→ Direction
Return the material word for word. Do not include pictures.

→ Source material
----------

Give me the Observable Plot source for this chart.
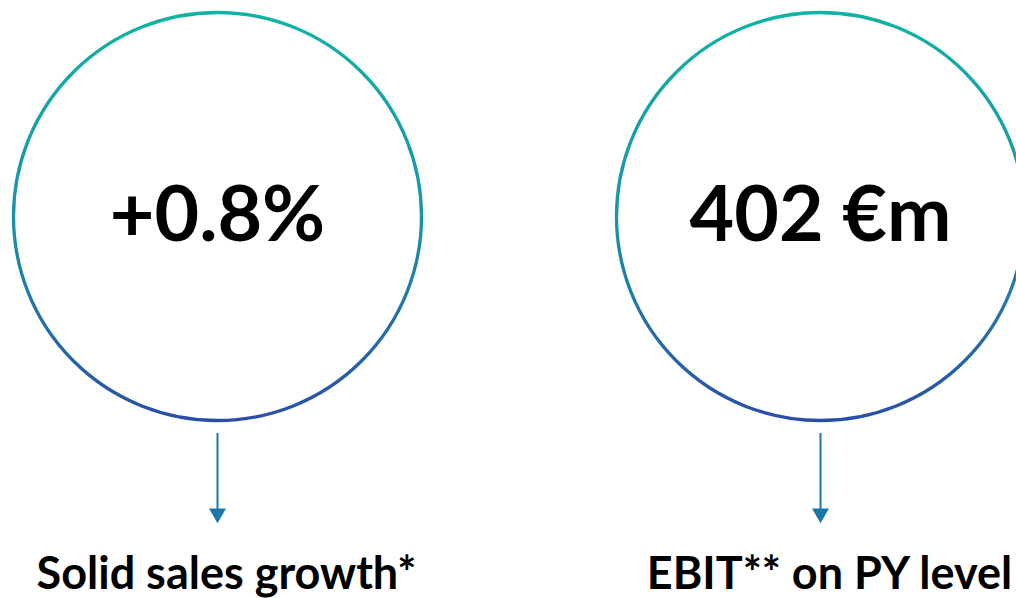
<!DOCTYPE html>
<html>
<head>
<meta charset="utf-8">
<script src="https://cdn.jsdelivr.net/npm/d3@7"></script>
<script src="https://cdn.jsdelivr.net/npm/@observablehq/plot@0.6"></script>
<style>
  html, body { margin: 0; padding: 0; background: #fff; overflow: hidden; }
</style>
</head>
<body>
<div id="chart"></div>
<script>
const categories = ["Sales growth", "EBIT"];
const values = ["+0.8%", "402 €m"];
const captions = ["Solid sales growth*", "EBIT** on PY level"];

const data = categories.map((c, i) => ({category: c, value: values[i], caption: captions[i]}));

const FONT = "Lato, 'Open Sans', sans-serif";
const ARROW = "#1a78a8";

function gradientDefs() {
  const defs = d3.create("svg:defs");
  const g = defs.append("linearGradient")
    .attr("id", "ring")
    .attr("x1", 0).attr("y1", 0).attr("x2", 0).attr("y2", 1);
  g.append("stop").attr("offset", 0).attr("stop-color", "#0fb3a2");
  g.append("stop").attr("offset", 0.5).attr("stop-color", "#1a93ab");
  g.append("stop").attr("offset", 1).attr("stop-color", "#2a4ea8");
  return defs.node();
}

const chart = Plot.plot({
  width: 1016,
  height: 598,
  margin: 0,
  style: {background: "#fff", overflow: "hidden"},
  x: {type: "point", domain: categories, range: [217, 820], padding: 0, align: 0.5, axis: null},
  y: {type: "linear", domain: [0, 598], range: [0, 598], axis: null},
  marks: [
    gradientDefs,
    Plot.dot(data, {x: "category", y: () => 216, r: 204, fill: "none", stroke: "url(#ring)", strokeWidth: 3.3}),
    Plot.text(data, {x: "category", y: () => 240, text: "value", lineAnchor: "bottom",
      fontSize: 77, fontWeight: "bold", fontFamily: FONT, fill: "#000"}),
    Plot.ruleX(data, {x: "category", y1: () => 433, y2: () => 510, stroke: ARROW, strokeWidth: 2}),
    Plot.dot(data, {x: "category", y: () => 513, symbol: "triangle", rotate: 180, r: 6.3, fill: ARROW, stroke: "none"}),
    Plot.text(data, {x: "category", y: () => 588, dx: 9, text: "caption", lineAnchor: "bottom",
      fontSize: 45, fontWeight: "bold", fontFamily: FONT, fill: "#000"})
  ]
});

document.getElementById("chart").append(chart);
</script>
</body>
</html>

----------

→ Exercise output
Give me the Observable Plot source for this chart.
<!DOCTYPE html>
<html>
<head>
<meta charset="utf-8">
<script src="https://cdn.jsdelivr.net/npm/d3@7"></script>
<script src="https://cdn.jsdelivr.net/npm/@observablehq/plot@0.6"></script>
<style>
  html, body { margin: 0; padding: 0; background: #fff; overflow: hidden; }
</style>
</head>
<body>
<div id="chart"></div>
<script>
const categories = ["Sales growth", "EBIT"];
const values = ["+0.8%", "402 €m"];
const captions = ["Solid sales growth*", "EBIT** on PY level"];

const data = categories.map((c, i) => ({category: c, value: values[i], caption: captions[i]}));

const FONT = "Lato, 'Open Sans', sans-serif";
const ARROW = "#1a78a8";

function gradientDefs() {
  const defs = d3.create("svg:defs");
  const g = defs.append("linearGradient")
    .attr("id", "ring")
    .attr("x1", 0).attr("y1", 0).attr("x2", 0).attr("y2", 1);
  g.append("stop").attr("offset", 0).attr("stop-color", "#0fb3a2");
  g.append("stop").attr("offset", 0.5).attr("stop-color", "#1a93ab");
  g.append("stop").attr("offset", 1).attr("stop-color", "#2a4ea8");
  return defs.node();
}

const chart = Plot.plot({
  width: 1016,
  height: 598,
  margin: 0,
  style: {background: "#fff", overflow: "hidden"},
  x: {type: "point", domain: categories, range: [217, 820], padding: 0, align: 0.5, axis: null},
  y: {type: "linear", domain: [0, 598], range: [0, 598], axis: null},
  marks: [
    gradientDefs,
    Plot.dot(data, {x: "category", y: () => 216, r: 204, fill: "none", stroke: "url(#ring)", strokeWidth: 3.3}),
    Plot.text(data, {x: "category", y: () => 240, text: "value", lineAnchor: "bottom",
      fontSize: 77, fontWeight: "bold", fontFamily: FONT, fill: "#000"}),
    Plot.ruleX(data, {x: "category", y1: () => 433, y2: () => 510, stroke: ARROW, strokeWidth: 2}),
    Plot.dot(data, {x: "category", y: () => 513, symbol: "triangle", rotate: 180, r: 6.3, fill: ARROW, stroke: "none"}),
    Plot.text(data, {x: "category", y: () => 588, dx: 9, text: "caption", lineAnchor: "bottom",
      fontSize: 45, fontWeight: "bold", fontFamily: FONT, fill: "#000"})
  ]
});

document.getElementById("chart").append(chart);
</script>
</body>
</html>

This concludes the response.